# The classic Unisaw



## grovemadman (Jan 28, 2008)

Wish I had the room and the dough!!!! Until I can move up to the big leagues I may have to settle for the Ridgid folding table saw, at least then I could take it on jobs with me. I can't believe you found such a great price too! How lucky is that? 
Great saw Gary, it's the saw we used in 7th grade woodshop over twenty years ago.


----------



## sharad (Dec 26, 2007)

Very nice review. It shows how much the technology has advanced. It makes your work easier and accurate.
I would like to visit your workshop whenever I come to US. Is there no annual conference or workshops conducted where the members of LJ can meet? That will give me a chance to visit US.
Sharad


----------



## trifern (Feb 1, 2008)

Very nice Gary. This keeps me dreaming of someday. Thanks for the review.


----------



## CharlieM1958 (Nov 7, 2006)

I'm with Chuck….not enough bucks, not enough space. Nice review,though, Gary. I can still dream. <g>


----------



## Woodchuck1957 (Feb 4, 2008)

I agree, very nice saw. The grand daddy of table saws. But for me, like the others have posted, in this economy unfortunatly I can't afford such a luxury.


----------



## Karson (May 9, 2006)

Great review Gary. A nice saw. and a great price.


----------



## Chipncut (Aug 18, 2006)

Great review Gary,
I think this might be the same saw that I learned woodworking on, in 9th grade, in 1947.


----------



## BelleCityWW (May 28, 2007)

Gary,

Congratulations on the new saw! Now you can post this in your shop with pride:



Welcome to the Unisaw Owners Group 

John


----------



## hikE (Feb 23, 2008)

Very nice tablesaw indeed. I have caontactors saw model 36-650C its gets 'er done for me for now. Soneday Ill probably do the same.


----------



## Grumpy (Nov 9, 2007)

good looking saw Gary, I did a similar transition 3 years ago. No looking back since.


----------



## LeeJ (Jul 4, 2007)

Hi Gary;

Great buy! I guess Amazon won't sell to you anymore! LOL

My unisaw is 15 years old and so far, it's been fantastic!

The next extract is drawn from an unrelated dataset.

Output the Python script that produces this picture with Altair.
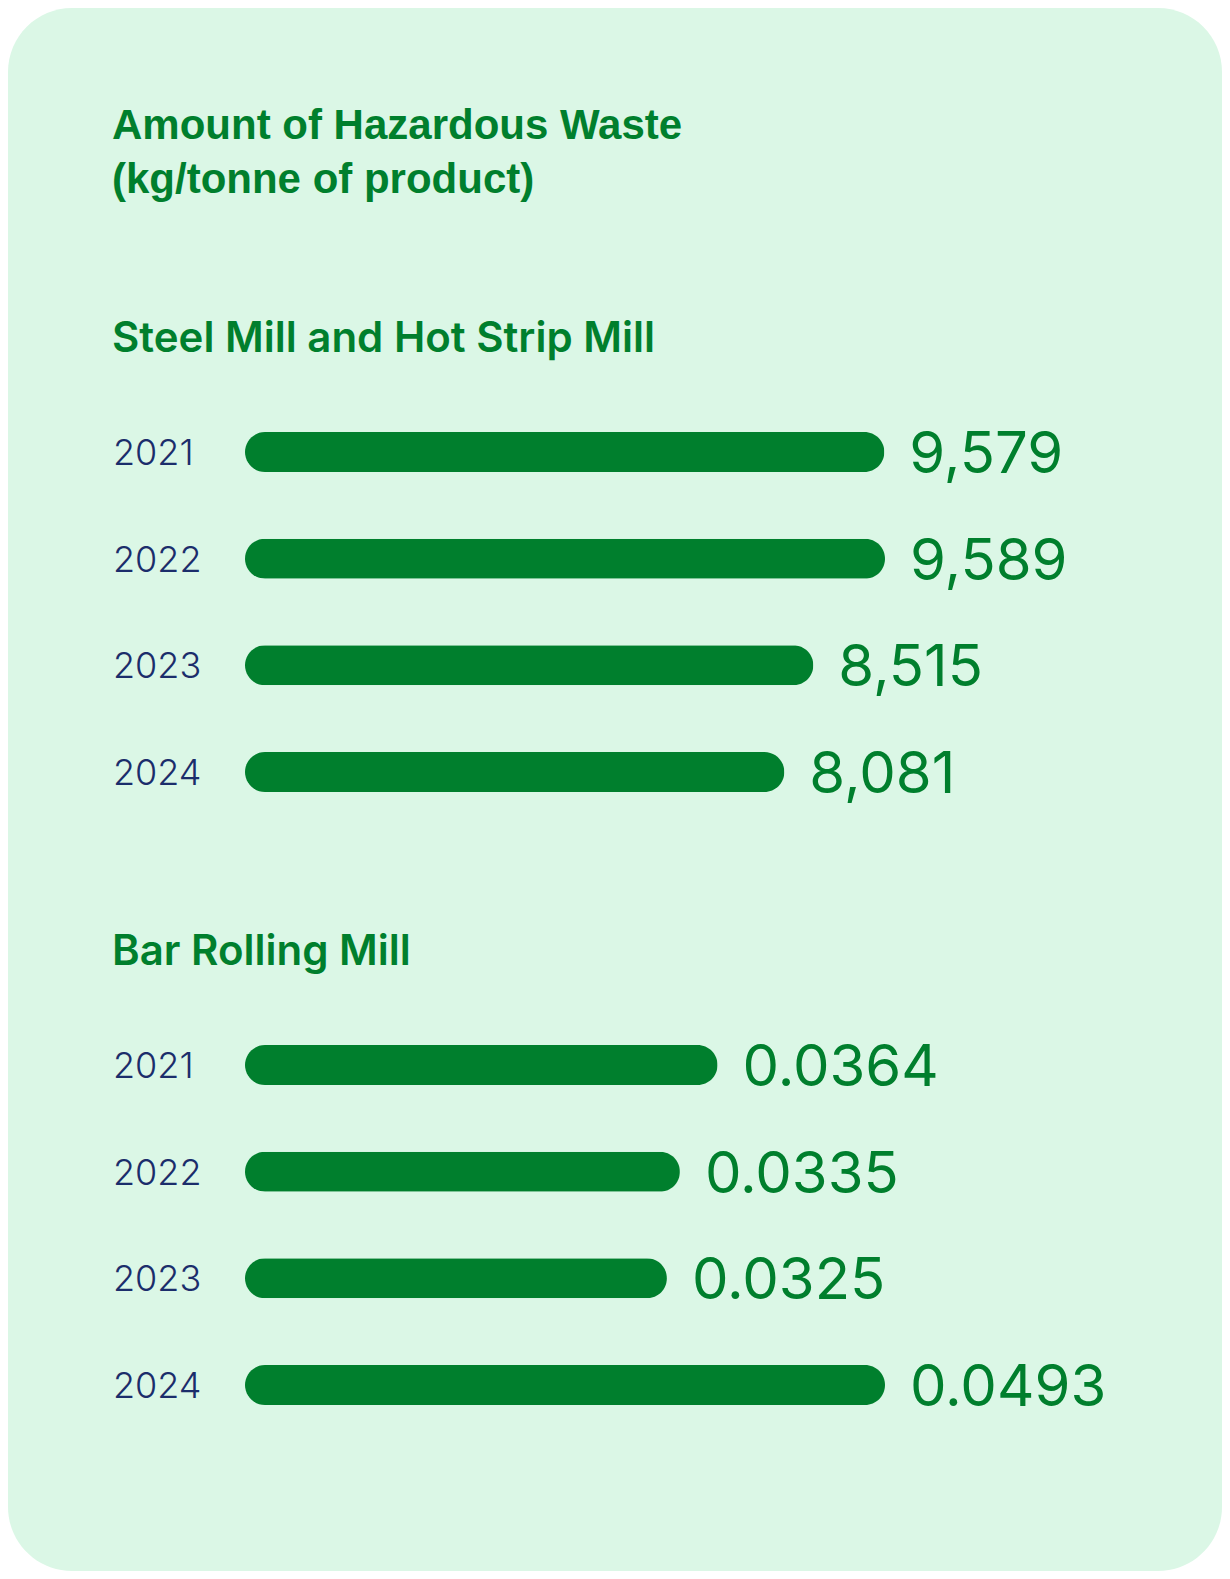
import altair as alt
import pandas as pd

# ---- data ----
years = ["2021", "2022", "2023", "2024"]
steel_values = [9579, 9589, 8515, 8081]
bar_values = [0.0364, 0.0335, 0.0325, 0.0493]

title_lines = ["Amount of Hazardous Waste", "(kg/tonne of product)"]
panel_titles = ["Steel Mill and Hot Strip Mill", "Bar Rolling Mill"]

GREEN = "#007f2d"
BG = "#dbf7e6"
NAVY = "#1b2d6b"

W, H = 1214, 1563


def text_layer(txt, x, y, size, weight, font, lh=None):
    props = dict(align="left", baseline="alphabetic", fontSize=size, fontWeight=weight,
                 font=font, color=GREEN)
    if lh is not None:
        props["lineHeight"] = lh
    return alt.Chart(pd.DataFrame({"t": [txt]})).mark_text(**props).encode(
        text="t:N", x=alt.value(x), y=alt.value(y)
    )


def panel(values, yrange, fmt):
    df = pd.DataFrame({"year": years, "value": values})
    xs = alt.Scale(domain=[0, max(values)], range=[237, 877], nice=False, zero=True)
    ys = alt.Scale(type="point", domain=years, range=yrange, padding=0)
    base = alt.Chart(df).encode(y=alt.Y("year:O", scale=ys, axis=None))
    bars = base.mark_bar(size=40, cornerRadius=20, color=GREEN).encode(
        x=alt.X("value:Q", scale=xs, axis=None)
    )
    vals = base.mark_text(
        align="left", baseline="alphabetic", dx=25, dy=21, fontSize=58,
        font="Inter", fontWeight=400, color=GREEN
    ).encode(
        x=alt.X("value:Q", scale=xs, axis=None),
        text=alt.Text("value:Q", format=fmt),
    )
    yrs = base.mark_text(
        align="left", baseline="alphabetic", dx=-132, dy=13, fontSize=36,
        font="Inter", fontWeight=300, color=NAVY
    ).encode(
        x=alt.datum(0, type="quantitative", scale=xs, axis=None),
        text="year:N",
    )
    return alt.layer(bars, vals, yrs)


main_title = text_layer(title_lines, 104, 131, 42, "bold", "Liberation Sans", lh=54)
sub1 = text_layer(panel_titles[0], 104, 344, 42, 600, "Inter")
sub2 = text_layer(panel_titles[1], 104, 957, 42, 600, "Inter")

p1 = panel(steel_values, [444, 764], ",")
p2 = panel(bar_values, [1057, 1377], ".4f")

chart = (
    alt.layer(main_title, sub1, sub2, p1, p2)
    .resolve_scale(x="independent", y="independent")
    .properties(width=W, height=H, padding=0, autosize="none", background="white")
    .configure_view(fill=BG, cornerRadius=64, strokeWidth=0)
)

chart.save("out.html", embed_options={"renderer": "svg", "actions": False})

Even being shipped around for woodworking shows to demonstrate ezee-feed, it's remained dead on.

Lee


----------



## saddlesore (Oct 17, 2007)

I remember the one in the cabinet shop at my grandfathers lumberyard. That was in the early 60's and he bought it at the end of WWII. Stopped by there recently on my way through and introduced myself the the current owner, (several yard owners since), and the saw is still there. By the way, the 60's vintage DeWalt radial arm saw is still in operation too. Lots of memories working (under supervision) as a youngster there in that shop.


----------



## EduWood (Jun 19, 2008)

CONGRATULATIONS! I too have recently purchased a UniSaw. It felt good to get a great deal on it. Here in O.C. California is a local chain of lumber yards. The two near my house cater to contractors, not cabinet makers or fine woodworkers. When I saw the UniSaw on their showroom floor (at $1,999.-) I decided to keep an eye on it. I knew it was the wrong saw for the type of contractors they had for customers. It dropped to $1,899, then $1,650 and they still didn't sell. I offered $1,550 if they threw in the mobile base (worth about $175.-). They said o.k….... I just got my $150.- rebate check too. The saw is GREAT. The side table and Biesemeyer Fence are wonderful.


----------